··· Provided material

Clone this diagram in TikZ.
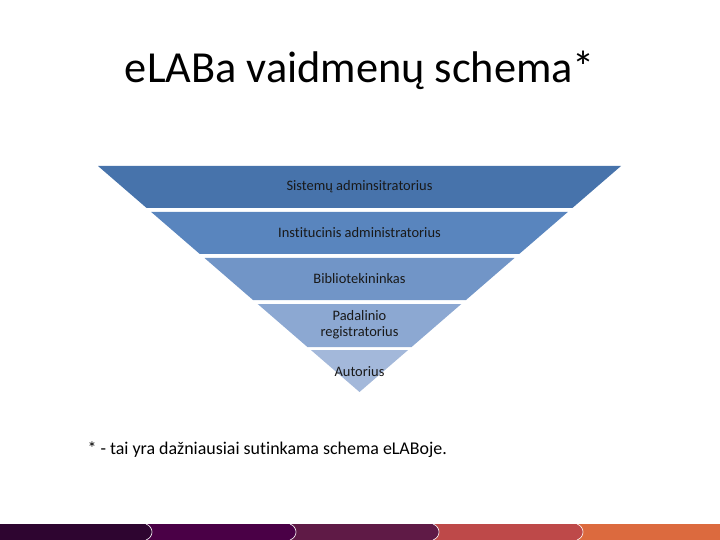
\documentclass[tikz,border=0pt]{standalone}
\usepackage{fontspec}
\setmainfont{Carlito}[Ligatures=NoCommon]
\usepackage{tikz}
\usetikzlibrary{positioning,calc}
\definecolor{lvlA}{RGB}{71,115,171}
\definecolor{lvlB}{RGB}{89,133,190}
\definecolor{lvlC}{RGB}{113,149,199}
\definecolor{lvlD}{RGB}{140,168,210}
\definecolor{lvlE}{RGB}{163,184,218}
\definecolor{barA}{RGB}{46,5,48}
\definecolor{barB}{RGB}{74,0,70}
\definecolor{barC}{RGB}{95,26,70}
\definecolor{barD}{RGB}{190,73,73}
\definecolor{barE}{RGB}{220,106,62}

\begin{document}
\begin{tikzpicture}[x=1bp, y=-1bp,
  lvl/.style={font=\fontsize{14.5}{16}\selectfont, text=black!90, align=center},
  seam/.style={white, line width=0.6bp},
]
  \useasboundingbox (0,0) rectangle (720,540);
  % --- title ---
  \node[font=\fontsize{44.5}{50}\selectfont] (title) at (360,70) {eLABa vaidmenų schema*};
  % --- inverted pyramid ---
  \fill[lvlA] (98,166) -- (621,166) -- (572.4,208) -- (146.6,208) -- cycle;
  \fill[lvlB] (151.2,212) -- (567.8,212) -- (519.2,254) -- (199.8,254) -- cycle;
  \fill[lvlC] (204.5,258) -- (514.5,258) -- (466,300) -- (253,300) -- cycle;
  \fill[lvlD] (257.7,304) -- (461.3,304) -- (411.6,347) -- (307.4,347) -- cycle;
  \fill[lvlE] (310.9,350) -- (408.1,350) -- (359.5,392) -- cycle;
  \node[lvl] (sis) at (359.5,187) {Sistemų adminsitratorius};
  \node[lvl] (ins) at (359.5,233) {Institucinis administratorius};
  \node[lvl] (bib) at (359.5,279) {Bibliotekininkas};
  \node[lvl] (pad) at (359.5,325) {Padalinio\\registratorius};
  \node[lvl] (aut) at (359.5,372) {Autorius};
  % --- footnote ---
  \node[font=\fontsize{18}{21}\selectfont, anchor=west] (note) at (84,450)
    {* - tai yra dažniausiai sutinkama schema eLABoje.};
  % --- bottom bar ---
  \fill[barE] (577,524) rectangle (720,540);
  \fill[barD] (433,524) -- (577,524) .. controls (585,527) and (585,537) .. (577,540) -- (433,540) -- cycle;
  \draw[seam] (577,524) .. controls (585,527) and (585,537) .. (577,540);
  \fill[barC] (290,524) -- (433,524) .. controls (441,527) and (441,537) .. (433,540) -- (290,540) -- cycle;
  \draw[seam] (433,524) .. controls (441,527) and (441,537) .. (433,540);
  \fill[barB] (146,524) -- (290,524) .. controls (298,527) and (298,537) .. (290,540) -- (146,540) -- cycle;
  \draw[seam] (290,524) .. controls (298,527) and (298,537) .. (290,540);
  \fill[barA] (0,524) -- (146,524) .. controls (154,527) and (154,537) .. (146,540) -- (0,540) -- cycle;
  \draw[seam] (146,524) .. controls (154,527) and (154,537) .. (146,540);
\end{tikzpicture}
\end{document}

······

Exclude the images, then output the data above word for word.

Clone this diagram in TikZ.
\documentclass[tikz,border=0pt]{standalone}
\usepackage{fontspec}
\setmainfont{Carlito}[Ligatures=NoCommon]
\usepackage{tikz}
\usetikzlibrary{positioning,calc}
\definecolor{lvlA}{RGB}{71,115,171}
\definecolor{lvlB}{RGB}{89,133,190}
\definecolor{lvlC}{RGB}{113,149,199}
\definecolor{lvlD}{RGB}{140,168,210}
\definecolor{lvlE}{RGB}{163,184,218}
\definecolor{barA}{RGB}{46,5,48}
\definecolor{barB}{RGB}{74,0,70}
\definecolor{barC}{RGB}{95,26,70}
\definecolor{barD}{RGB}{190,73,73}
\definecolor{barE}{RGB}{220,106,62}

\begin{document}
\begin{tikzpicture}[x=1bp, y=-1bp,
  lvl/.style={font=\fontsize{14.5}{16}\selectfont, text=black!90, align=center},
  seam/.style={white, line width=0.6bp},
]
  \useasboundingbox (0,0) rectangle (720,540);
  % --- title ---
  \node[font=\fontsize{44.5}{50}\selectfont] (title) at (360,70) {eLABa vaidmenų schema*};
  % --- inverted pyramid ---
  \fill[lvlA] (98,166) -- (621,166) -- (572.4,208) -- (146.6,208) -- cycle;
  \fill[lvlB] (151.2,212) -- (567.8,212) -- (519.2,254) -- (199.8,254) -- cycle;
  \fill[lvlC] (204.5,258) -- (514.5,258) -- (466,300) -- (253,300) -- cycle;
  \fill[lvlD] (257.7,304) -- (461.3,304) -- (411.6,347) -- (307.4,347) -- cycle;
  \fill[lvlE] (310.9,350) -- (408.1,350) -- (359.5,392) -- cycle;
  \node[lvl] (sis) at (359.5,187) {Sistemų adminsitratorius};
  \node[lvl] (ins) at (359.5,233) {Institucinis administratorius};
  \node[lvl] (bib) at (359.5,279) {Bibliotekininkas};
  \node[lvl] (pad) at (359.5,325) {Padalinio\\registratorius};
  \node[lvl] (aut) at (359.5,372) {Autorius};
  % --- footnote ---
  \node[font=\fontsize{18}{21}\selectfont, anchor=west] (note) at (84,450)
    {* - tai yra dažniausiai sutinkama schema eLABoje.};
  % --- bottom bar ---
  \fill[barE] (577,524) rectangle (720,540);
  \fill[barD] (433,524) -- (577,524) .. controls (585,527) and (585,537) .. (577,540) -- (433,540) -- cycle;
  \draw[seam] (577,524) .. controls (585,527) and (585,537) .. (577,540);
  \fill[barC] (290,524) -- (433,524) .. controls (441,527) and (441,537) .. (433,540) -- (290,540) -- cycle;
  \draw[seam] (433,524) .. controls (441,527) and (441,537) .. (433,540);
  \fill[barB] (146,524) -- (290,524) .. controls (298,527) and (298,537) .. (290,540) -- (146,540) -- cycle;
  \draw[seam] (290,524) .. controls (298,527) and (298,537) .. (290,540);
  \fill[barA] (0,524) -- (146,524) .. controls (154,527) and (154,537) .. (146,540) -- (0,540) -- cycle;
  \draw[seam] (146,524) .. controls (154,527) and (154,537) .. (146,540);
\end{tikzpicture}
\end{document}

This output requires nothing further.